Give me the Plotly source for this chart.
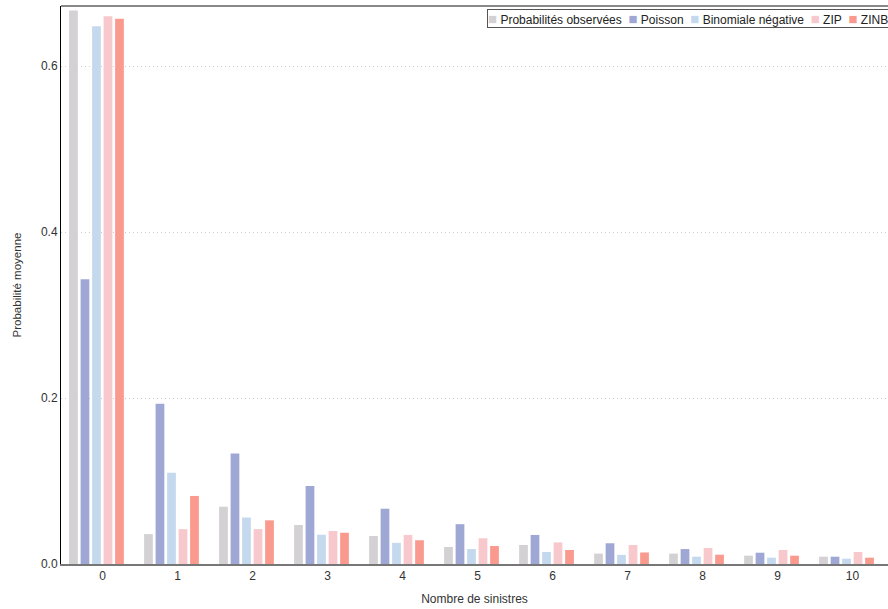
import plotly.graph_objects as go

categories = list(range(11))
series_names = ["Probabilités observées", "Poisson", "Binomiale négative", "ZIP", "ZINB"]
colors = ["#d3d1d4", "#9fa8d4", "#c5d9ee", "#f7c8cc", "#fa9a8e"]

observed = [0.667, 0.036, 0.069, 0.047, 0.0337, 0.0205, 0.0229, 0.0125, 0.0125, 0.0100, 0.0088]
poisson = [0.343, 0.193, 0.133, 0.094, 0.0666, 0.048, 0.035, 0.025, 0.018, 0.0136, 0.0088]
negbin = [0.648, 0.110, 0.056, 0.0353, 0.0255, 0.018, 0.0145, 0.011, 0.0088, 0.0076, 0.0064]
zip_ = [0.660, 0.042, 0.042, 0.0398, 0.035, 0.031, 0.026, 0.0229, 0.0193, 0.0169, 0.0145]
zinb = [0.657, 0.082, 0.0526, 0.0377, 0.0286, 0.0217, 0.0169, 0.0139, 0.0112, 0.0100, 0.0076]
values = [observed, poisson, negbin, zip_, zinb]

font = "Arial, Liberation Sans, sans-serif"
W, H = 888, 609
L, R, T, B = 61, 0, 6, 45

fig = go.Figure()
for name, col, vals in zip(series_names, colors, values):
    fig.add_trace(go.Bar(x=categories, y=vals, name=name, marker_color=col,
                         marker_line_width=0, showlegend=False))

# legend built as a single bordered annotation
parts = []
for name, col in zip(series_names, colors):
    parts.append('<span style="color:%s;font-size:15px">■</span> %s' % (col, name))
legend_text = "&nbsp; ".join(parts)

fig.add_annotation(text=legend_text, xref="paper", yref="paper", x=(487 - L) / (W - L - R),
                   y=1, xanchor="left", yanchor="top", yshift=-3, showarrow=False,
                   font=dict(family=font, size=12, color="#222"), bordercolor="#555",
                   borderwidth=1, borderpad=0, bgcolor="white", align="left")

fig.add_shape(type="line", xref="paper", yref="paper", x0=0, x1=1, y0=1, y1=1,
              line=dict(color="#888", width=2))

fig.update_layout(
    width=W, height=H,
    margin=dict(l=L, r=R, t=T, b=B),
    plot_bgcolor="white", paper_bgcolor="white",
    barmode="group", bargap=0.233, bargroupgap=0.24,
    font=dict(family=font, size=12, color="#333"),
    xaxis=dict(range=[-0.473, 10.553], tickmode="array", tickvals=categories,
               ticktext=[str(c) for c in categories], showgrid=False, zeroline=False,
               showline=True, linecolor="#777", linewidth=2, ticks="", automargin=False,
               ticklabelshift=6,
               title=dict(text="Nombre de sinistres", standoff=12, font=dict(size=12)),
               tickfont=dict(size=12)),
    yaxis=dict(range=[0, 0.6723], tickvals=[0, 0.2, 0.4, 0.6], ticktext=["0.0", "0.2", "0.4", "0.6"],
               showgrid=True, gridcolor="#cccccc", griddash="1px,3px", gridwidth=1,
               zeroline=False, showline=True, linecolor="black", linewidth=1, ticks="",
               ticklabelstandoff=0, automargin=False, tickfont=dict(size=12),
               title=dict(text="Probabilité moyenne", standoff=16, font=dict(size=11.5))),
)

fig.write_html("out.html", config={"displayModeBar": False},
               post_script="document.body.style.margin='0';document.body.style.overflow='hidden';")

_ _ _ _ _ _ _

# [DESCRIPTION OF THE TASK]
Please restate the material above line by line, exactly, beginning at its first line and ending with the line that contains "values = [observed, poisson, negbin, zip_, zinb]", without any pictures.

# [TASK RESULT]
Give me the Plotly source for this chart.
import plotly.graph_objects as go

categories = list(range(11))
series_names = ["Probabilités observées", "Poisson", "Binomiale négative", "ZIP", "ZINB"]
colors = ["#d3d1d4", "#9fa8d4", "#c5d9ee", "#f7c8cc", "#fa9a8e"]

observed = [0.667, 0.036, 0.069, 0.047, 0.0337, 0.0205, 0.0229, 0.0125, 0.0125, 0.0100, 0.0088]
poisson = [0.343, 0.193, 0.133, 0.094, 0.0666, 0.048, 0.035, 0.025, 0.018, 0.0136, 0.0088]
negbin = [0.648, 0.110, 0.056, 0.0353, 0.0255, 0.018, 0.0145, 0.011, 0.0088, 0.0076, 0.0064]
zip_ = [0.660, 0.042, 0.042, 0.0398, 0.035, 0.031, 0.026, 0.0229, 0.0193, 0.0169, 0.0145]
zinb = [0.657, 0.082, 0.0526, 0.0377, 0.0286, 0.0217, 0.0169, 0.0139, 0.0112, 0.0100, 0.0076]
values = [observed, poisson, negbin, zip_, zinb]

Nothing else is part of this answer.